Campeão paulista e brasileiro pelo São Paulo como jogador, o técnico Silas adverte que, nos últimos anos, a “roupa suja” deveria ter sido lavada internamente e também considerou que escolhas erradas recorrentes como um dos principais fatores que geraram e até potencializaram a crise ao longo dos anos. “Muitas tentativas foram feitas a nível de contratação de atletas caros, muitas frustradas por mau desempenho e mesmo a formação de excelentes jogadores de base e que deram muitos títulos de base ao clube, além de servir a seleção brasileira em todas as categorias, no profissional não vingou”, aponta o comentarista dos canais esportivos da Disney. “A crise aumentou e até a prática de manter treinadores deixou de acontecer, exemplo claro são os últimos 4 anos com 7 trocas”, emenda.

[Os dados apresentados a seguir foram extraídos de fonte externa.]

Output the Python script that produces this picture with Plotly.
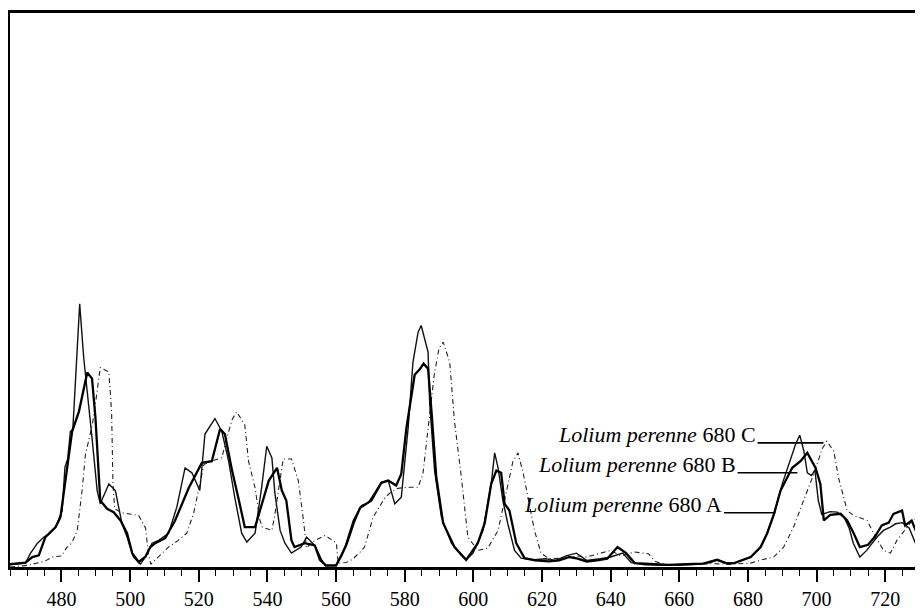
import plotly.graph_objects as go

# Wavelength (x) and relative intensity (y, % of frame height)
A_x = [465, 467, 469.5, 471.5, 473.4, 475.3, 478.3, 479.7, 481.2, 483.1,
       485.1, 486.5, 487.5, 488.9, 489.9, 491.3, 493.3, 495.2, 497.2, 499.1,
       500.6, 502.5, 504.4, 505.9, 507.3, 510.2, 513.1, 517.1, 520.9, 523.8,
       526.2, 527.6, 529.7, 531.7, 533.4, 536.4, 539, 540.4, 542.8, 544.2,
       545.5, 547, 547.9, 550.9, 553.8, 555.3, 557, 560, 561.5, 563,
       565.4, 567, 570.3, 573.2, 575.2, 577.5, 579, 580.5, 582.9, 584.5,
       585.5, 586.8, 587.8, 589.2, 591.2, 594.5, 597.9, 601.3, 603.3, 605.2,
       606.7, 608.1, 609.1, 610.5, 612.5, 614.9, 618, 622, 625, 628,
       630.4, 633, 636, 639, 642, 644.5, 647, 652, 657, 662,
       667, 671, 674, 676, 680.8, 683.7, 685.6, 687.6, 689.5, 692.9,
       695.3, 697.3, 699.7, 701.1, 702.1, 704, 707, 708.9, 710.8, 712.6,
       715, 717, 719, 721, 722.4, 724.9, 725.8, 727.7, 729.2, 731]
A_y = [0.5, 0.6, 0.8, 1.8, 2.1, 5.4, 7.2, 9, 16.2, 24.5,
       28.1, 32, 35.1, 34, 26.9, 12, 10.5, 9.9, 8.4, 6.1,
       2.5, 0.9, 1.8, 3.6, 4.3, 5.2, 8.4, 14.3, 18.8, 19.1,
       24.9, 24, 17.4, 12, 7.2, 7.2, 12.5, 15.6, 17.9, 13.8,
       12, 4.8, 3.6, 4.3, 3.9, 1.3, 0.3, 0.3, 2, 4,
       8.4, 10.7, 12, 15.2, 15.6, 14.7, 16.8, 25.1, 34.7, 35.8,
       36.7, 35.8, 28.1, 16.2, 7.9, 3.6, 1.3, 4.3, 7.9, 15,
       17.4, 17, 11.4, 10.2, 4.3, 1.6, 1.2, 1, 1.2, 1.8,
       1.5, 1, 1.2, 1.5, 3.6, 2.5, 0.7, 0.5, 0.4, 0.5,
       0.6, 1.3, 0.6, 0.7, 1.8, 3.6, 6.1, 9.6, 13.8, 17.9,
       19.1, 20.6, 17.9, 15, 8.4, 9.4, 9.6, 8.4, 6.1, 3.6,
       4, 5.5, 7.5, 8, 9.6, 10.2, 7.5, 8.4, 6.1, 5]

B_x = [465, 467, 469.5, 471, 473, 474.9, 476.5, 478.3, 480.2, 481,
       481.8, 482.6, 483.3, 485.3, 486.5, 488.9, 490.4, 491.3, 492.5, 493.8,
       495.7, 497.6, 499.1, 501, 503, 504.4, 506.4, 508.3, 511.2, 513.6,
       516, 518, 520.3, 521.8, 524.7, 526.7, 528.7, 530.5, 532.5, 534,
       536.4, 538.3, 539.8, 541.3, 542.2, 543.7, 545.1, 547, 549.8, 551.4,
       553.8, 555.8, 557, 560, 562.6, 565, 567.4, 569.4, 573.2, 575.2,
       577.1, 579, 581, 582.4, 583.9, 584.8, 586.8, 587.3, 588.7, 590.7,
       593.6, 596.5, 597.9, 599.9, 602.8, 605.2, 606.2, 607.2, 608.6, 610,
       612, 613.9, 617.8, 621, 624, 627, 630, 633, 637, 640,
       643.5, 646, 650, 655, 660, 665, 669, 671, 673, 676,
       680.8, 683.7, 685.6, 687.6, 690, 691.9, 693.9, 695.1, 696.3, 697.3,
       698.5, 699.5, 700.5, 701.5, 704, 706, 708, 709.5, 710.7, 712.6,
       714.6, 717.6, 719.5, 721.5, 723, 725, 727, 729, 731]
B_y = [0.4, 0.5, 0.7, 2.5, 4.3, 5.4, 6, 7.2, 10.2, 18,
       19.5, 24.5, 24.8, 47.5, 37.6, 23.3, 13.8, 11.4, 13, 15,
       13.8, 7.9, 5.4, 1.8, 0.5, 1.8, 4.3, 4.8, 6.1, 10.8,
       17.9, 17, 13.8, 24, 26.8, 24.5, 19.1, 12.5, 6.1, 4.5,
       6.1, 14.3, 21.8, 19.7, 13.2, 6.6, 4.3, 2.5, 3.6, 5.4,
       3.9, 1.3, 0.2, 0.2, 3.6, 8.4, 11.1, 11.6, 15.3, 15.6,
       11.4, 12.6, 25.1, 37, 42.4, 43.6, 38.8, 29.3, 17.4, 9,
       4.3, 2.1, 1.3, 2.5, 6.6, 15, 20.6, 17.9, 12, 7.9,
       3, 1.6, 1.3, 1.5, 1.2, 2, 2.5, 1.2, 1.5, 1.8,
       2.5, 0.8, 0.4, 0.3, 0.4, 0.5, 0.8, 1.3, 0.8, 0.7,
       1.8, 3.6, 6.1, 9.6, 15, 18.6, 22.2, 23.8, 20.9, 17,
       16.5, 17.5, 12, 9.5, 10, 9.9, 9, 7, 4.3, 1.8,
       3, 5.4, 6.6, 7.2, 7.8, 8, 7, 4, 3]

C_x = [465, 470, 475, 477.3, 480, 481.5, 483, 484.6, 486, 487,
       488, 489, 490, 491.3, 493.8, 494.6, 495, 495.5, 497.6, 502.5,
       504.5, 505.3, 506, 508.3, 511, 514, 516.5, 518.5, 520, 521.5,
       523, 526.7, 528.5, 529.7, 531, 532, 533.4, 534.5, 536.4, 537.8,
       538.5, 541.3, 542.2, 543.5, 544.6, 547, 549, 550.5, 551.4, 553,
       556.8, 560.1, 560.6, 563, 565, 567, 568.3, 570.8, 574.2, 576,
       578, 581, 583.9, 585.3, 587, 588.6, 590, 591.2, 593.1, 594.5,
       596.5, 598.4, 601.3, 604.2, 607.2, 610, 611.5, 613, 614.5, 615.9,
       617.8, 619.7, 622, 626.5, 630, 633, 637.2, 640, 643, 646.9,
       651, 653, 656, 660, 665, 670, 675, 680.8, 684, 687.5,
       690.4, 693.3, 696.2, 699.2, 701.6, 703, 705, 706.4, 708.9, 710.8,
       714.7, 716.6, 719.5, 721.5, 723.4, 726.3, 728, 730.2, 731]
C_y = [0, 0.3, 1, 1.8, 2, 3.5, 4.3, 6.6, 13.8, 20.4,
       23, 25.7, 30, 36, 35.2, 28, 15, 10.5, 9.8, 9.3,
       7, 2.5, 0.5, 1.8, 3.5, 4.8, 6.1, 9.7, 14, 18.5,
       19, 19.7, 24, 26.6, 28, 27, 25.7, 19.1, 14.3, 8.5,
       7.2, 6.6, 9.6, 15, 19.5, 19.5, 15.6, 8.4, 3.4, 4.5,
       5.7, 4.3, 0.7, 0.8, 1.5, 2.7, 3.6, 9, 12.5, 13.5,
       14.2, 14.4, 14.4, 16.8, 26, 34.7, 39.5, 40.6, 37, 26.3,
       16.2, 5.4, 3, 3.4, 6.6, 15, 19, 20.6, 17, 12.6,
       6.6, 2.5, 1.5, 1.6, 2, 1.8, 2.5, 3, 2, 2.7,
       2.4, 1, 0.4, 0.3, 0.5, 0.6, 0.5, 0.7, 1.3, 1.8,
       3.6, 7.2, 12, 16.8, 21.3, 22.7, 20.9, 16.1, 10.2, 9.3,
       8.4, 6.1, 3, 2.5, 4.8, 7.2, 8.5, 9, 9.2]

# Labels with leader lines
label_names = ["C", "B", "A"]
label_start_x = [682.8, 677.0, 673.0]
label_end_x = [702.0, 694.4, 688.0]
label_y = [22.4, 17.0, 9.8]

tick_vals = list(range(480, 721, 20))
tick_text = [str(v) for v in tick_vals]

FONT = "Liberation Serif, Times New Roman, serif"

fig = go.Figure()
fig.add_trace(go.Scatter(x=C_x, y=C_y, mode="lines", name="680 C",
                         line=dict(color="#222", width=1.1, dash="5px,3px,1px,3px")))
fig.add_trace(go.Scatter(x=B_x, y=B_y, mode="lines", name="680 B",
                         line=dict(color="#111", width=1.4)))
fig.add_trace(go.Scatter(x=A_x, y=A_y, mode="lines", name="680 A",
                         line=dict(color="#000", width=2.3)))

for name, xs, xe, yv in zip(label_names, label_start_x, label_end_x, label_y):
    fig.add_shape(type="line", x0=xs, x1=xe, y0=yv, y1=yv, xref="x", yref="y",
                  line=dict(color="black", width=1.6))
    fig.add_annotation(x=xs, y=yv, xref="x", yref="y", xanchor="right", yanchor="bottom",
                       yshift=-6, showarrow=False,
                       text=f"<i>Lolium perenne</i> 680 {name}",
                       font=dict(family=FONT, size=22, color="black"))

fig.update_layout(
    width=923, height=613,
    margin=dict(l=2, r=8, t=2, b=54),
    paper_bgcolor="white", plot_bgcolor="white",
    showlegend=False,
    xaxis=dict(range=[465, 731], showgrid=False, zeroline=False,
               showline=True, linecolor="black", linewidth=2.5, mirror=True,
               ticks="outside", tickvals=tick_vals, ticktext=tick_text,
               ticklen=12, tickwidth=1.6, tickcolor="black",
               tickfont=dict(family=FONT, size=20, color="black"),
               minor=dict(dtick=5, tick0=465, ticks="outside", ticklen=6,
                          tickwidth=1.4, tickcolor="black", showgrid=False)),
    yaxis=dict(range=[0, 100], showgrid=False, zeroline=False,
               showline=True, linecolor="black", linewidth=1.8,
               showticklabels=False, ticks=""),
)

fig.write_html("out.html")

As contratações caras e mal-sucedidas, como o atacante Alexandre Pato, foram determinantes para o endividamento do clube, que apresentou em agosto de 2020 um déficit de R$ 156 milhões nas contas de 2019, um dos piores resultados financeiros da história do clube. As despesas subiram, as receitas diminuíram e os títulos não vieram.
SAÍDAS PARA A CRISE – O ex-diretor Luiz Antônio Cunha defende que o São Paulo se torne clube-empresa como uma dos caminhos para mudar o panorama atual, de poucas conquistas e muitas dívidas. Vale ressaltar que o projeto que incentiva os times brasileiros a saírem do modelo de associação civil para empresa, limitada ou sociedade anônima está parado no Senado. “Mas a fila para assumir o poder está formada e ninguém admite ceder o lugar ou simplesmente acabar com ela”, lamenta.

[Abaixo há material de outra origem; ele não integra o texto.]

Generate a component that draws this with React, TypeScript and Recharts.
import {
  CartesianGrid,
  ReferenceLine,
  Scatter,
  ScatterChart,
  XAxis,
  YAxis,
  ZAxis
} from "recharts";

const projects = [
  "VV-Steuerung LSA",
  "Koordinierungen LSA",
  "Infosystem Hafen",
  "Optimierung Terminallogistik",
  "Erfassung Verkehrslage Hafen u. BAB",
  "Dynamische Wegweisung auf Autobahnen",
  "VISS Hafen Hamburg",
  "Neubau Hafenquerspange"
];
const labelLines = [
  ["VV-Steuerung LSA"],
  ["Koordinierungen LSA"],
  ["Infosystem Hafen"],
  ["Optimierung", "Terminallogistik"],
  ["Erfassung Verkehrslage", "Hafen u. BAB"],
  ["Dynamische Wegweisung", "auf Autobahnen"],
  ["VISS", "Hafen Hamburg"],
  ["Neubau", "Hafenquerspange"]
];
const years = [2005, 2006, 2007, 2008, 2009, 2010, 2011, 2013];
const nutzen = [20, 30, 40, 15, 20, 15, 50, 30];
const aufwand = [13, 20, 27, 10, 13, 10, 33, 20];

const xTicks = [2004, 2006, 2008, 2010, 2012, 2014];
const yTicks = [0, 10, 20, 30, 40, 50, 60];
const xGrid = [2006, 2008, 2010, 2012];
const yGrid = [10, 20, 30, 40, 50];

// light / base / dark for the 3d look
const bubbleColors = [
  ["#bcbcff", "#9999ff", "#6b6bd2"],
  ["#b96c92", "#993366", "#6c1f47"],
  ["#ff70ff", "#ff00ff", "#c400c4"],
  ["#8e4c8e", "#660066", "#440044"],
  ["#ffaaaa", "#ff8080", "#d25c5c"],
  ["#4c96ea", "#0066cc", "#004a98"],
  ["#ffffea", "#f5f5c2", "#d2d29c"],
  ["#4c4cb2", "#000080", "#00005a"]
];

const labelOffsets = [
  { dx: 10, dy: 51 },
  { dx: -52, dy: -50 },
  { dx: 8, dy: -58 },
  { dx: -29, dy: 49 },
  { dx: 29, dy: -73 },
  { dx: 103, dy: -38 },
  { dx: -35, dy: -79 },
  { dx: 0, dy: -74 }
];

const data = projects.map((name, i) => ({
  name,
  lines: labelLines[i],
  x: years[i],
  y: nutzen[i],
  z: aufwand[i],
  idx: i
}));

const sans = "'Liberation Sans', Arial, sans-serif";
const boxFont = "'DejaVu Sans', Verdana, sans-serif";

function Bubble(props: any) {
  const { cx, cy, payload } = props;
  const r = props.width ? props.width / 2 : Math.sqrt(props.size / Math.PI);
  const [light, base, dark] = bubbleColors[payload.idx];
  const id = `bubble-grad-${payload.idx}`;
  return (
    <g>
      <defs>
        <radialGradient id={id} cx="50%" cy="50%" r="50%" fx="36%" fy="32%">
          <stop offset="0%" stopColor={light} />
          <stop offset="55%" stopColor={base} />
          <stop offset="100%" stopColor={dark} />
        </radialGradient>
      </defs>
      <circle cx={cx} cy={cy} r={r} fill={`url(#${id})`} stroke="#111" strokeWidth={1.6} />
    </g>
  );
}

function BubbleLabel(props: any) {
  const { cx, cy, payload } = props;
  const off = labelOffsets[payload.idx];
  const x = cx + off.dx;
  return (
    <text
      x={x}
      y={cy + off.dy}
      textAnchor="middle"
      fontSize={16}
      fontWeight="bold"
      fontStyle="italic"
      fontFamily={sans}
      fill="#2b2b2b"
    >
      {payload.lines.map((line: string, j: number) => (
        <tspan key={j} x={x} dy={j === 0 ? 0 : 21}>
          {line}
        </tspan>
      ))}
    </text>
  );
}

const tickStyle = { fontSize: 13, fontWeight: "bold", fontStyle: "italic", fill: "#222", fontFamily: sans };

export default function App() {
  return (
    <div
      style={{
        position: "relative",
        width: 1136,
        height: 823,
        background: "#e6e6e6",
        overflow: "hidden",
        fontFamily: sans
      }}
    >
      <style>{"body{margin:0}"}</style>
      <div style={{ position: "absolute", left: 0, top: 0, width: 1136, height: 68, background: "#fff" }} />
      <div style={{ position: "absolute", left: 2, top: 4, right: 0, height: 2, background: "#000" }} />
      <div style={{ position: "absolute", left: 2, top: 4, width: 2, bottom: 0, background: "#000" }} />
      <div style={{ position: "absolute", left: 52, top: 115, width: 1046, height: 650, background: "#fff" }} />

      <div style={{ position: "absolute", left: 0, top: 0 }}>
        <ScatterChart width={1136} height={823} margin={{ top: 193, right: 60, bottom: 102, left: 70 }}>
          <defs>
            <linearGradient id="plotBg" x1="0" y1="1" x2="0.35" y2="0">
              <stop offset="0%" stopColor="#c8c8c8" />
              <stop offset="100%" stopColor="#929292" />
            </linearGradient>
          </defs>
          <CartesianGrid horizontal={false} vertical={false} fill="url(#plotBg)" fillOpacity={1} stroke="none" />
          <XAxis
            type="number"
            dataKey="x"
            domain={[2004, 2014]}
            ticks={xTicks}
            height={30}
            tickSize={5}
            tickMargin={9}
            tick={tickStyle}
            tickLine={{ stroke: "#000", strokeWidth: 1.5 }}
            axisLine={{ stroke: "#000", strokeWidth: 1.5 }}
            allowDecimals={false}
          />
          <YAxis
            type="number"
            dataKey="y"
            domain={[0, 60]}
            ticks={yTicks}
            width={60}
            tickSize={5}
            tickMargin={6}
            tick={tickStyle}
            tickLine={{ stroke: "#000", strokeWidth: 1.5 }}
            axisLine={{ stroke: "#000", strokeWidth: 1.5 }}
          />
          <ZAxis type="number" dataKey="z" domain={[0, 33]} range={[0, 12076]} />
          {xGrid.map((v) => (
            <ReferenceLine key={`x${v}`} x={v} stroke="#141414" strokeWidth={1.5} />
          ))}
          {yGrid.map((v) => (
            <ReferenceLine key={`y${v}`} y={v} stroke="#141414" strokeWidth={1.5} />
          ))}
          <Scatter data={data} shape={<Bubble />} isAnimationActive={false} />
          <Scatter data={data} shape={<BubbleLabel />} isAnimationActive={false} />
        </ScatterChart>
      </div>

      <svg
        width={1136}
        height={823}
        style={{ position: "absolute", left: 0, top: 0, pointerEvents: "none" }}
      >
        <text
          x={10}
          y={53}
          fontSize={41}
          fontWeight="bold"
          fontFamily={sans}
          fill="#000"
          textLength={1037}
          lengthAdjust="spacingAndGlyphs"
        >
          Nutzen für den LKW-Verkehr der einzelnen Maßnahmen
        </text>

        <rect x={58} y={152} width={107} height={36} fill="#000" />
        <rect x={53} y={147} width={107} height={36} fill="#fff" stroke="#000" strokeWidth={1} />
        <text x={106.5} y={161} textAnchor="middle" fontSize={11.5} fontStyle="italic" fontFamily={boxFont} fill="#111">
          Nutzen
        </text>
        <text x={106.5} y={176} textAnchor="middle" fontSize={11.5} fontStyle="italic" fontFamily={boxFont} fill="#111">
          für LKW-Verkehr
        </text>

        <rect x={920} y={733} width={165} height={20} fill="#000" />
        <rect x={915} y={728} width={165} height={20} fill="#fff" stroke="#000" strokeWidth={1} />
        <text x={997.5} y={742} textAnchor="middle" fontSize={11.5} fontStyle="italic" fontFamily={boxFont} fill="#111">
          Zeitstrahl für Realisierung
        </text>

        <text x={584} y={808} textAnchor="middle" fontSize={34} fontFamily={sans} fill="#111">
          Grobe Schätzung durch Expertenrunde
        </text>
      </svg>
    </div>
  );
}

Já Silas entende que a Europa é um espelho para o São Paulo. “O caminho seria copiar os modelos de clubes europeus, grandes e pequenos também, mas não só no que diz respeito a tática e organização, colocando ex-atletas capacitados, mas também no que se refere à gestão financeira.”
Quanto ao campo, o ideal, avalia Nasi, seria a diretoria procurar um técnico experiente e que saiba trabalhar com os jovens oriundos da base, enquanto que os dirigentes deveriam ter a mente mais aberta para novas ideias. Para ele, o retorno de Milton Cruz, que trabalhou 22 anos no clube, também seria importante. “O momento é pra se olhar pra base, mas com um técnico que saiba usá-los”, diz o torcedor ilustre. “O São Paulo precisa de dirigentes mais jovens. Os “cardeais” da diretoria levaram o clube à bancarrota.”

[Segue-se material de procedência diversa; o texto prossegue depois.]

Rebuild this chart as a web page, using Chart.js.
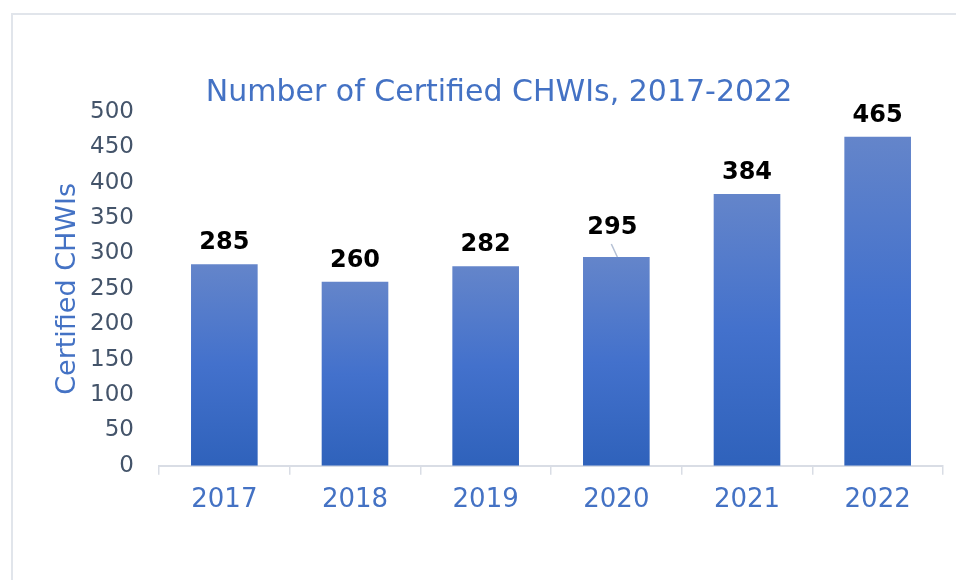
<!DOCTYPE html>
<html>
<head>
<meta charset="utf-8">
<script src="https://cdn.jsdelivr.net/npm/chart.js@4"></script>
<style>
  html, body { margin: 0; padding: 0; background: #fff; }
  #wrap { position: relative; width: 956px; height: 580px; overflow: hidden; }
  #frame { position: absolute; left: 11px; top: 13px; width: 1000px; height: 1000px;
           border-left: 2px solid #e1e5eb; border-top: 2px solid #e1e5eb; }
  canvas { position: absolute; left: 0; top: 0; }
</style>
</head>
<body>
<div id="wrap">
  <div id="frame"></div>
  <canvas id="chwiChart" width="956" height="580"></canvas>
</div>
<script>
// Chart data
const years = ['2017', '2018', '2019', '2020', '2021', '2022'];
const certifiedCounts = [285, 260, 282, 295, 384, 465];
const yTicks = [0, 50, 100, 150, 200, 250, 300, 350, 400, 450, 500];

const titleText = 'Number of Certified CHWIs, 2017-2022';
const blue = '#4472c4';
const fontFamily = '"DejaVu Sans", Verdana, sans-serif';

// Gradient fill per bar: lighter at top, darker at the base
function barGradient(context) {
    const chart = context.chart;
    const yScale = chart.scales.y;
    if (!yScale || !chart.chartArea) return '#4371cc';
    const value = context.raw || 0;
    const top = yScale.getPixelForValue(value);
    const bottom = yScale.getPixelForValue(0);
    if (!isFinite(top) || !isFinite(bottom) || top === bottom) return '#4371cc';
    const g = chart.ctx.createLinearGradient(0, top, 0, bottom);
    g.addColorStop(0, '#6485ca');
    g.addColorStop(0.5, '#4371cc');
    g.addColorStop(1, '#2f62bb');
    return g;
}

// Title and value labels drawn on top of the chart
const labelPlugin = {
    id: 'labelPlugin',
    afterDatasetsDraw(chart) {
        const ctx = chart.ctx;
        ctx.save();
        ctx.fillStyle = blue;
        ctx.font = '30px ' + fontFamily;
        ctx.textAlign = 'center';
        ctx.textBaseline = 'middle';
        ctx.fillText(titleText, 499, 93);

        const meta = chart.getDatasetMeta(0);
        ctx.font = 'bold 24px ' + fontFamily;
        ctx.fillStyle = '#000';
        meta.data.forEach((bar, i) => {
            let x = bar.x;
            let y = bar.y - 21;
            if (years[i] === '2020') {
                // label moved up with a leader line
                x = bar.x - 4;
                y = bar.y - 29;
                ctx.strokeStyle = '#b4c0d4';
                ctx.lineWidth = 1.5;
                ctx.beginPath();
                ctx.moveTo(bar.x - 5, y + 16);
                ctx.lineTo(bar.x + 1, bar.y);
                ctx.stroke();
            }
            ctx.fillText(String(certifiedCounts[i]), x, y);
        });
        ctx.restore();
    }
};

const ctx = document.getElementById('chwiChart').getContext('2d');

new Chart(ctx, {
    type: 'bar',
    data: {
        labels: years,
        datasets: [{
            label: 'Certified CHWIs',
            data: certifiedCounts,
            backgroundColor: barGradient,
            borderWidth: 0,
            categoryPercentage: 1,
            barPercentage: 0.51
        }]
    },
    options: {
        responsive: false,
        animation: false,
        layout: {
            padding: { left: 44, right: 13, top: 112, bottom: 54 }
        },
        plugins: {
            legend: { display: false },
            title: { display: false },
            tooltip: { enabled: false }
        },
        scales: {
            x: {
                grid: {
                    display: true,
                    drawOnChartArea: false,
                    drawTicks: true,
                    tickLength: 9,
                    color: '#d9dde5',
                    lineWidth: 1.5
                },
                border: { display: true, color: '#d9dde5', width: 2 },
                ticks: {
                    color: blue,
                    padding: 10,
                    font: { family: fontFamily, size: 26 }
                }
            },
            y: {
                min: 0,
                max: 500,
                afterBuildTicks(scale) {
                    scale.ticks = yTicks.map(v => ({ value: v }));
                },
                afterFit(scale) {
                    scale.width = 115;
                },
                grid: { display: false, drawTicks: false },
                border: { display: false },
                ticks: {
                    color: '#44546a',
                    padding: 25,
                    font: { family: fontFamily, size: 23 }
                },
                title: {
                    display: true,
                    text: 'Certified CHWIs',
                    color: blue,
                    padding: { top: 8, bottom: 0 },
                    font: { family: fontFamily, size: 27 }
                }
            }
        }
    },
    plugins: [labelPlugin]
});
</script>
</body>
</html>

O próximo jogo do São Paulo é no dia 10, contra o Ceará, no Morumbi. Pressionado e sem vencer desde 26 de dezembro, o time será comandado nesta reta final de Brasileirão pelo interino Marcos Vizolli, antes técnico do sub-19 e que em dezembro foi alçado ao cargo de auxiliar da comissão técnica. A diretoria não traçou ainda o perfil do novo profissional procurado, mas alguns nomes estrangeiros são bem avaliados “Temos cinco rodadas, acreditamos em bons resultados, mas precisamos pensar no planejamento”, limitou-se a dizer o presidente Julio Casares.